PROBLEM DESCRIPTION: The material below holds a span beginning at the line with "Output the component" and ending at the line with "Line, XAxis, YAxis". Quote that span exactly, both ends included, and only that span.
-------- SOURCE MATERIAL --------
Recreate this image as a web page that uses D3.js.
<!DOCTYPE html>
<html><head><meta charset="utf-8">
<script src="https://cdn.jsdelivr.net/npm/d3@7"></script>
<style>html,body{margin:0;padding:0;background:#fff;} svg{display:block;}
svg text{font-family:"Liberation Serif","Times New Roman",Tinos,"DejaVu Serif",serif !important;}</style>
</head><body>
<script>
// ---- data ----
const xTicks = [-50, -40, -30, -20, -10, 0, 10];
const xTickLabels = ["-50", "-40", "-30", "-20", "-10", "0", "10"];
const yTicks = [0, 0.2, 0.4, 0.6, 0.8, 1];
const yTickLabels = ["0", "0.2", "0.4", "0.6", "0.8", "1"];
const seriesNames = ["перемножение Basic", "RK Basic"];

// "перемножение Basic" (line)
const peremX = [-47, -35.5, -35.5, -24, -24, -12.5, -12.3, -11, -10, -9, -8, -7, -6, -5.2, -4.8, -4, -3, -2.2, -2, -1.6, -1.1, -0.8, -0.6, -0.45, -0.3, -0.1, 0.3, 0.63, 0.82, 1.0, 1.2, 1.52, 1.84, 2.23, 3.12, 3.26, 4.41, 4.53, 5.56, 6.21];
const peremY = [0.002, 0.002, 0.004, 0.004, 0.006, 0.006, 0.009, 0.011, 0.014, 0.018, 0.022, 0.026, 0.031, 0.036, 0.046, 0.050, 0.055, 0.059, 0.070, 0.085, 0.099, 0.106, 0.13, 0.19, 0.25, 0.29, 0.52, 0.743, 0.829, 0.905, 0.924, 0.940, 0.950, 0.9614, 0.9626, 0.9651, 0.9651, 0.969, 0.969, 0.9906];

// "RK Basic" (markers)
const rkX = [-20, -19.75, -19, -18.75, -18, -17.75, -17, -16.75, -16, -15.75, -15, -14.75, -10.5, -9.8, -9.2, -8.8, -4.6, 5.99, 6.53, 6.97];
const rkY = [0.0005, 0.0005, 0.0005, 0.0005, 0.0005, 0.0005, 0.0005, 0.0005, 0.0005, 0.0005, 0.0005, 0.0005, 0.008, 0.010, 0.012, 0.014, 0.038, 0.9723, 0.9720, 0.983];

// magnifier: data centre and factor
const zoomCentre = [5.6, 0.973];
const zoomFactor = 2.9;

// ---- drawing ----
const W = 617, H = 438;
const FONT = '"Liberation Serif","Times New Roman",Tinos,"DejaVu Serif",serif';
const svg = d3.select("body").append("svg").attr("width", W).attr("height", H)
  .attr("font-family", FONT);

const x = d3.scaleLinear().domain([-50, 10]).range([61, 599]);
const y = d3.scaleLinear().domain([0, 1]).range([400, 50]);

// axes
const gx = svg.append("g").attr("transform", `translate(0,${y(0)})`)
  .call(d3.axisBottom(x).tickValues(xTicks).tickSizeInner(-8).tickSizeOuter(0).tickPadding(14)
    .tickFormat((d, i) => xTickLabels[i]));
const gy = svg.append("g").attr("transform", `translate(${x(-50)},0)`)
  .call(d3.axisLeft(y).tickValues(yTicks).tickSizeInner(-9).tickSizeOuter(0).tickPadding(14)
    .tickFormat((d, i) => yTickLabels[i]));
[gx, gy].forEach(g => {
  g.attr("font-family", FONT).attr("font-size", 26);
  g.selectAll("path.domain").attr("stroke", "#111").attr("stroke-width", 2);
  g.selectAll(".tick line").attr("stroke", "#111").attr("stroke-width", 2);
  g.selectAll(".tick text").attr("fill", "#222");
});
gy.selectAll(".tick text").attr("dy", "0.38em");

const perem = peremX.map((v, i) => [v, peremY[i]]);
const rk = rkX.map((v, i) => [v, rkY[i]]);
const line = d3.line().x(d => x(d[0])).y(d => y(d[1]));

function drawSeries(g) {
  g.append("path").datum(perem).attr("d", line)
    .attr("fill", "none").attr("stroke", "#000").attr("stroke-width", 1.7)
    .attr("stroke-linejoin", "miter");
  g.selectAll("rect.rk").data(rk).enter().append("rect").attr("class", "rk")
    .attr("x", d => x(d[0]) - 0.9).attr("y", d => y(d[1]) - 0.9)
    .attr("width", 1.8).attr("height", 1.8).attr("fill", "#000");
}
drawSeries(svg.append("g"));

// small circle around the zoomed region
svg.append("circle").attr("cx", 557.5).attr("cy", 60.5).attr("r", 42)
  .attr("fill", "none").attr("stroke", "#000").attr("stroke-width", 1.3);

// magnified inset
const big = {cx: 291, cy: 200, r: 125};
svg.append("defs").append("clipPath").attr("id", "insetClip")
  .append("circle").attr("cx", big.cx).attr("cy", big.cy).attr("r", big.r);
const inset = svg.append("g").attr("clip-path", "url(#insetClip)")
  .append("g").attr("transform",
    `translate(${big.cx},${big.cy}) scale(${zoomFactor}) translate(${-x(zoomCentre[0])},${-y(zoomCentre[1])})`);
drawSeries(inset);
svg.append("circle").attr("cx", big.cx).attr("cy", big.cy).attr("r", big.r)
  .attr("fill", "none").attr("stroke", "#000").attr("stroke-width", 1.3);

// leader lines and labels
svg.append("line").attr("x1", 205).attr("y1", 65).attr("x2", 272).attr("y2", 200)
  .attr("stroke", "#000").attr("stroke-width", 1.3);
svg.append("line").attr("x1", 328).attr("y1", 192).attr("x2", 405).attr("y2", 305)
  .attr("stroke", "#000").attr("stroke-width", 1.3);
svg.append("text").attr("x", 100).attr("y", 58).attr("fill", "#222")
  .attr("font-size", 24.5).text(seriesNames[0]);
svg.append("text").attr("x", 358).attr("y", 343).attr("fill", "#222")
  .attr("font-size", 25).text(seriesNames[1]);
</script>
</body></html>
--------
-------- SOURCE MATERIAL --------
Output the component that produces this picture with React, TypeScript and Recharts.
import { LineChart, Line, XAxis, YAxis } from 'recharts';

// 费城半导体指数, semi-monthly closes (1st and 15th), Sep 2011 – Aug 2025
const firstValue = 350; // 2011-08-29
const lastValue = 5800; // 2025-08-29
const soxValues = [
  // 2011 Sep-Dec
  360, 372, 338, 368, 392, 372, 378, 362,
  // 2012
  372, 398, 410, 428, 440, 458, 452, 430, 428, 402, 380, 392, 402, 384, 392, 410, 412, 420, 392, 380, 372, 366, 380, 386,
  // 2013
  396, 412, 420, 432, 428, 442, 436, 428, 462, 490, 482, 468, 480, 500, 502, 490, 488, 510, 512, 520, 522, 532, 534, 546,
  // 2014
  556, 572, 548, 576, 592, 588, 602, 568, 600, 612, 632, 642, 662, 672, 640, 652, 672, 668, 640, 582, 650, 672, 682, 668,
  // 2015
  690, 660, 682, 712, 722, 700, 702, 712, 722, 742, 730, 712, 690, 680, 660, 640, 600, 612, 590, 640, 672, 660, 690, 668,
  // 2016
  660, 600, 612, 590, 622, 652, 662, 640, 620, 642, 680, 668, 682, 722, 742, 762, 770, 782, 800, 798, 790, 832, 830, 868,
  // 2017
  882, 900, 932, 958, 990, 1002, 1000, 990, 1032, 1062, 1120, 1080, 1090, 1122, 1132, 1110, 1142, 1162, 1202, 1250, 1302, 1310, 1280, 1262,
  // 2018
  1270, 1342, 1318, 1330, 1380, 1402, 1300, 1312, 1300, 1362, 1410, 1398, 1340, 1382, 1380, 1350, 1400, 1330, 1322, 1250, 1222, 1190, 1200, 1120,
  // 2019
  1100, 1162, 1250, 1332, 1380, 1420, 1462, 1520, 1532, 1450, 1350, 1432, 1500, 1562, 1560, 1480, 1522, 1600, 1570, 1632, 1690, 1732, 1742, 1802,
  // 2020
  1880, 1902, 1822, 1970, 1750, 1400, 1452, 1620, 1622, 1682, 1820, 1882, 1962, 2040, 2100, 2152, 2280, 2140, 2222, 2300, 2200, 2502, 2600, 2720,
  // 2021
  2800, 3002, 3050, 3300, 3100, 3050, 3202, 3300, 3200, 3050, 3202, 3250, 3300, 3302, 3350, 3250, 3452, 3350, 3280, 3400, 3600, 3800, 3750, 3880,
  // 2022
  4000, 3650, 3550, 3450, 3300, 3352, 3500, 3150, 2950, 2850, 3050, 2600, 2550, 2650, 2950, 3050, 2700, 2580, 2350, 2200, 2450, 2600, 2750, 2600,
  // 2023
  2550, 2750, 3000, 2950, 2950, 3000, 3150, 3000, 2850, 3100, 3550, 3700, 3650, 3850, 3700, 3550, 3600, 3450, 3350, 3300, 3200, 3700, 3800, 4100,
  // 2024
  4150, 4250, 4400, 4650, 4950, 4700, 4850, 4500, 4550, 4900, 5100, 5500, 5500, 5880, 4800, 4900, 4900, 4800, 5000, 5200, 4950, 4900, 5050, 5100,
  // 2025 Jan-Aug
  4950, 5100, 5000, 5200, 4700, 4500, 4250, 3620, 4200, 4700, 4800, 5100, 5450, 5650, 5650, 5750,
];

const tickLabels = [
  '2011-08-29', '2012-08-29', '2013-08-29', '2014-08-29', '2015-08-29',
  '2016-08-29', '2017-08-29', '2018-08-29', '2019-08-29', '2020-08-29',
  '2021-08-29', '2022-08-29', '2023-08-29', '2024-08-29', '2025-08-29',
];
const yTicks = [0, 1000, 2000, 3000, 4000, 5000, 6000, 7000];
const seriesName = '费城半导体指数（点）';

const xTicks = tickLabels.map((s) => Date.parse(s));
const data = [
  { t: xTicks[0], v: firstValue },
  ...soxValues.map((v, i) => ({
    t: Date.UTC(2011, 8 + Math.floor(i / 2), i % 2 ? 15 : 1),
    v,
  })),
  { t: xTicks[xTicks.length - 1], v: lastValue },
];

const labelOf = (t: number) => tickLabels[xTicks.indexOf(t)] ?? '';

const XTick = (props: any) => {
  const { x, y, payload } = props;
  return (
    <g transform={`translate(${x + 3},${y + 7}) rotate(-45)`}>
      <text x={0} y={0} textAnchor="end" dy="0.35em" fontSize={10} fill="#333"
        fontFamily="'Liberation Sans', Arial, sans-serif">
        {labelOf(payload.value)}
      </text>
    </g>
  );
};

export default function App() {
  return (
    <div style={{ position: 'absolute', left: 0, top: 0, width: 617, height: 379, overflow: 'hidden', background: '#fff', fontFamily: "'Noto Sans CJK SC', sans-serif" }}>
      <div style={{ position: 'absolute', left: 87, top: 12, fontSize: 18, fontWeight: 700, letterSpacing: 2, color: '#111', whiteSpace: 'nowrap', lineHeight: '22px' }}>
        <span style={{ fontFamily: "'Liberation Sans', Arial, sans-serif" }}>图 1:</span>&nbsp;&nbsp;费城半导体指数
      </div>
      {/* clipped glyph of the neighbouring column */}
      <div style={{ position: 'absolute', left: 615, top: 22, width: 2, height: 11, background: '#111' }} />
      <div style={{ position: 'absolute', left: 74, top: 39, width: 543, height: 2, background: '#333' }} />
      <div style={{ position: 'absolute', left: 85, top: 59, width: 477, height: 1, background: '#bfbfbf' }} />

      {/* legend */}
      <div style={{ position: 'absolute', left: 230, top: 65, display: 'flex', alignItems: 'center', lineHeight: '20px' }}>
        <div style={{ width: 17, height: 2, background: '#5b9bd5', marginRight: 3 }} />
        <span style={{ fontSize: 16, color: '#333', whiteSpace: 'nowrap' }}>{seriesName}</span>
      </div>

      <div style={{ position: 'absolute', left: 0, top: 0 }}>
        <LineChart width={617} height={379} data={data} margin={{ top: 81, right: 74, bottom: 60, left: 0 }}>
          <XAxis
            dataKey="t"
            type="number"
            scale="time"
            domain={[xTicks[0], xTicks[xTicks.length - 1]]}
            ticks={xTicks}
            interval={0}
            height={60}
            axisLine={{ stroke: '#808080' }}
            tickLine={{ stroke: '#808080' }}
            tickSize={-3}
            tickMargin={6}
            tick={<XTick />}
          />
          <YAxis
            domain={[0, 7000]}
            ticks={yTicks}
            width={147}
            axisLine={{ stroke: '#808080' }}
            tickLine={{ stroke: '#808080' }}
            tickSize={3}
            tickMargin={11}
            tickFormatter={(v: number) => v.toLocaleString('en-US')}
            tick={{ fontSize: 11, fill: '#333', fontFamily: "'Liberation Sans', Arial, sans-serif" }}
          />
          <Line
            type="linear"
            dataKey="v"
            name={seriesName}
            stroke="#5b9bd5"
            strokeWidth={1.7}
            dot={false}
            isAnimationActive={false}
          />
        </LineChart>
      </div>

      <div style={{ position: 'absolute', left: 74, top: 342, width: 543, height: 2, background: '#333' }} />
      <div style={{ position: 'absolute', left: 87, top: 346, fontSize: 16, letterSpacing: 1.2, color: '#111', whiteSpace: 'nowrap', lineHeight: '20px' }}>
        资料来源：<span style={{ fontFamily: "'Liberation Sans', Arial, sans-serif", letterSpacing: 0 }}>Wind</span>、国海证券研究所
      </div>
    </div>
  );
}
--------
FINAL RESULT:
Output the component that produces this picture with React, TypeScript and Recharts.
import { LineChart, Line, XAxis, YAxis } from 'recharts';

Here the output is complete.